// the find
salesforce/TransmogrifAI
TransmogrifAI (pronounced trăns-mŏgˈrə-fī) is an AutoML library for building modular, reusable, strongly typed machine learning workflows on Apache Spark with minimal hand-tuning
TransmogrifAI is a Salesforce-built AutoML library for Spark that wraps SparkML with a type-safe Scala DSL. It automates feature engineering, model selection via cross-validated hyperparameter search, and basic feature validation (sanity checks, correlation filtering). Target audience is data engineering teams already running Spark who want to reduce time-to-first-model without writing boilerplate pipeline code.
Compile-time type safety on features is genuinely useful — passing the wrong feature type to a transformer is a runtime crash in vanilla SparkML, here it's a compile error. The SanityChecker that detects label leakage and removes correlated/low-variance features automatically is a real time saver that most teams implement badly by hand. The LOCO (Leave One Covariate Out) record-level insights are more honest than feature importances — you get per-prediction explanations, not just global averages. The CLI scaffolding tool that generates a working Spark project from your Avro schema is a practical touch that cuts project setup from an afternoon to minutes.
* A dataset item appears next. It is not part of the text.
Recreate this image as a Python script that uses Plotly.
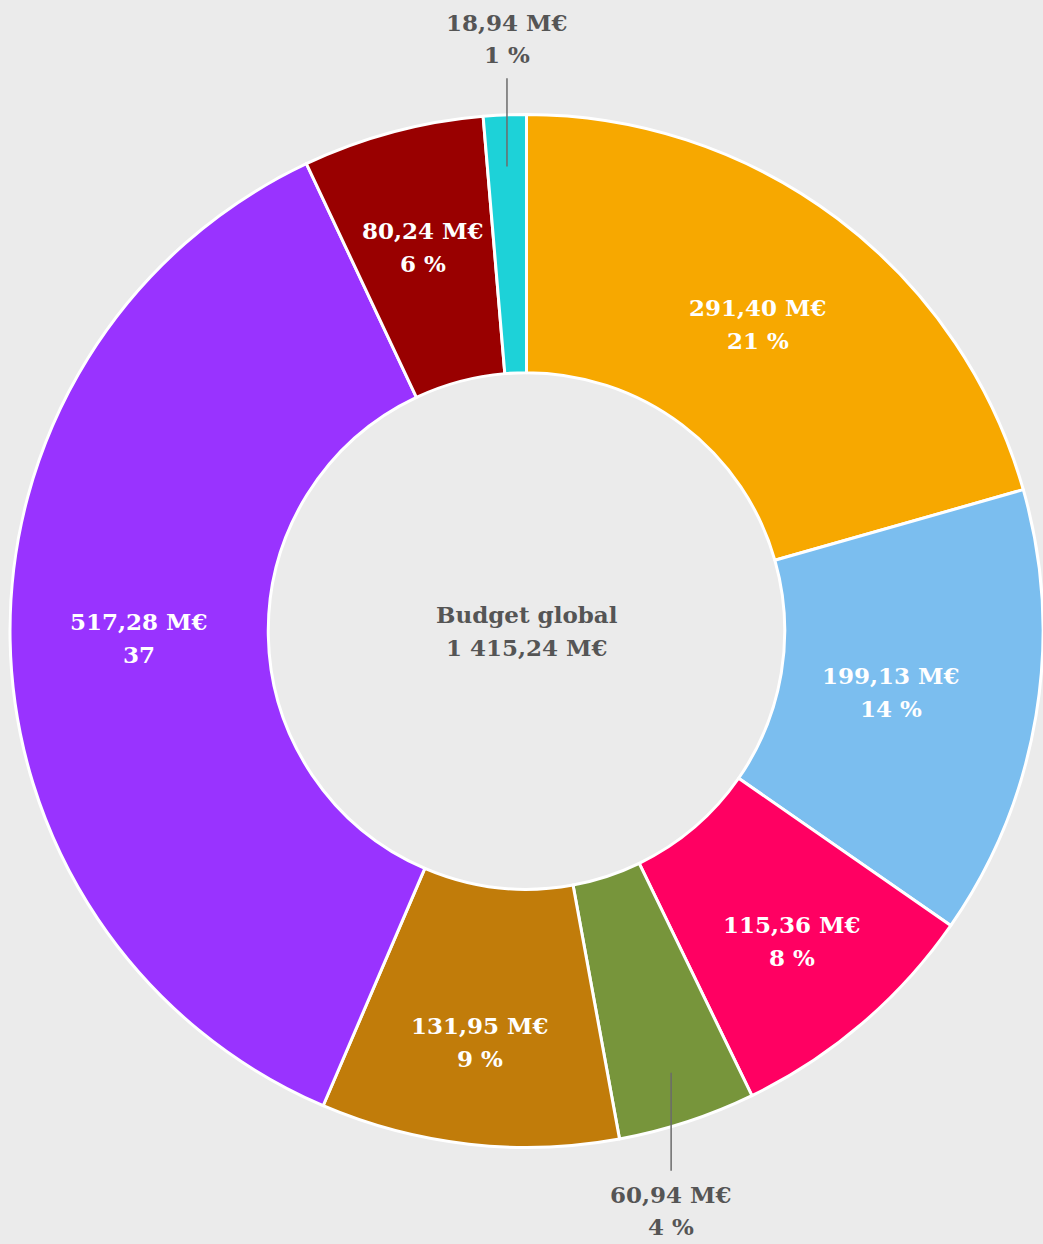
import math
import plotly.graph_objects as go

# ---- data ----
categories = ["A", "B", "C", "D", "E", "F", "G", "H"]
values = [291.40, 199.13, 115.36, 60.94, 131.95, 517.28, 80.24, 18.94]
value_labels = ["291,40 M€", "199,13 M€", "115,36 M€", "60,94 M€",
                "131,95 M€", "517,28 M€", "80,24 M€", "18,94 M€"]
pct_labels = ["21 %", "14 %", "8 %", "4 %", "9 %", "37", "6 %", "1 %"]
outside = [False, False, False, True, False, False, False, True]
colors = ["#F7A800", "#7BBEEF", "#FF0062", "#77953B",
          "#C17C0A", "#9933FF", "#990000", "#1DD2D8"]
center_title = "Budget global"
center_total = "1 415,24 M€"

# ---- geometry / style ----
W, H = 1043, 1244
dom_x = [0.0096, 1.0]
dom_y = [0.0, 0.9856]
R = min(W * (dom_x[1] - dom_x[0]), H * (dom_y[1] - dom_y[0])) / 2
cx = W * (dom_x[0] + dom_x[1]) / 2
cy = H * (1 - (dom_y[0] + dom_y[1]) / 2)
label_r = [0.745, 0.715, 0.79, 0.75, 0.80, 0.75, 0.77, 0.75]
FONT = "DejaVu Serif"
FS = 23
GREY = "#555555"
LINE_GAP = 16.5


def to_paper(px, py):
    return px / W, 1 - py / H


fig = go.Figure(go.Pie(
    labels=categories, values=values, sort=False, direction="clockwise",
    rotation=0, hole=0.5, textinfo="none", hoverinfo="label+value",
    marker=dict(colors=colors, line=dict(color="white", width=3)),
    domain=dict(x=dom_x, y=dom_y), showlegend=False,
))

annotations = []
shapes = []
total = sum(values)
cum = 0.0
for i, v in enumerate(values):
    mid = (cum + v / 2) / total * 2 * math.pi
    cum += v
    sx, sy = math.sin(mid), -math.cos(mid)
    if not outside[i]:
        px, py = cx + label_r[i] * R * sx, cy + label_r[i] * R * sy
        xp, yp = to_paper(px, py)
        for txt, shift in ((value_labels[i], LINE_GAP), (pct_labels[i], -LINE_GAP)):
            annotations.append(dict(
                x=xp, y=yp, xref="paper", yref="paper", text="<b>" + txt + "</b>",
                showarrow=False, yshift=shift, xanchor="center", yanchor="middle",
                font=dict(family=FONT, size=FS, color="white")))
    else:
        x0, y0 = cx + 0.9 * R * sx, cy + 0.9 * R * sy
        direction = 1 if sy > 0 else -1
        y1 = cy + direction * (1.045 if direction > 0 else 1.07) * R
        p0 = to_paper(x0, y0)
        p1 = to_paper(x0, y1)
        shapes.append(dict(type="line", xref="paper", yref="paper",
                           x0=p0[0], y0=p0[1], x1=p1[0], y1=p1[1],
                           line=dict(color="#6b6b6b", width=1.5)))
        near = y1 + direction * 24
        far = near + direction * 32
        first, second = (value_labels[i], pct_labels[i])
        if direction > 0:
            pos = ((first, near), (second, far))
        else:
            pos = ((first, far), (second, near))
        for txt, py in pos:
            xp, yp = to_paper(x0, py)
            annotations.append(dict(
                x=xp, y=yp, xref="paper", yref="paper", text="<b>" + txt + "</b>",
                showarrow=False, xanchor="center", yanchor="middle",
                font=dict(family=FONT, size=FS, color=GREY)))

xc, yc = to_paper(cx, cy)
for txt, shift in ((center_title, LINE_GAP), (center_total, -LINE_GAP)):
    annotations.append(dict(
        x=xc, y=yc, xref="paper", yref="paper", text="<b>" + txt + "</b>",
        showarrow=False, yshift=shift, xanchor="center", yanchor="middle",
        font=dict(family=FONT, size=FS, color=GREY)))

fig.update_layout(
    width=W, height=H, margin=dict(l=0, r=0, t=0, b=0),
    paper_bgcolor="#EBEBEB", plot_bgcolor="#EBEBEB",
    annotations=annotations, shapes=shapes,
)

fig.write_html(
    "out.html",
    config={"displayModeBar": False},
    post_script="document.body.style.margin='0';document.body.style.overflow='hidden';",
)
Pinned to Spark 2.4 and Scala 2.11 — both are years past EOL. In 2026 this means fighting dependency hell with anything modern, and it's unclear whether Salesforce is actively maintaining it for Spark 3.x given the last published stable is 0.7.0. Deep learning is absent — no neural net model selectors, which matters for text-heavy datasets where the SmartTextVectorizer's TF-IDF approach will underperform. The automation is still structured-data-only; if your features are images, time series, or raw text at scale, you're outside the happy path. Build tooling is Gradle with a large multi-module setup that requires significant JVM memory to compile — new contributors routinely hit OOM on first build.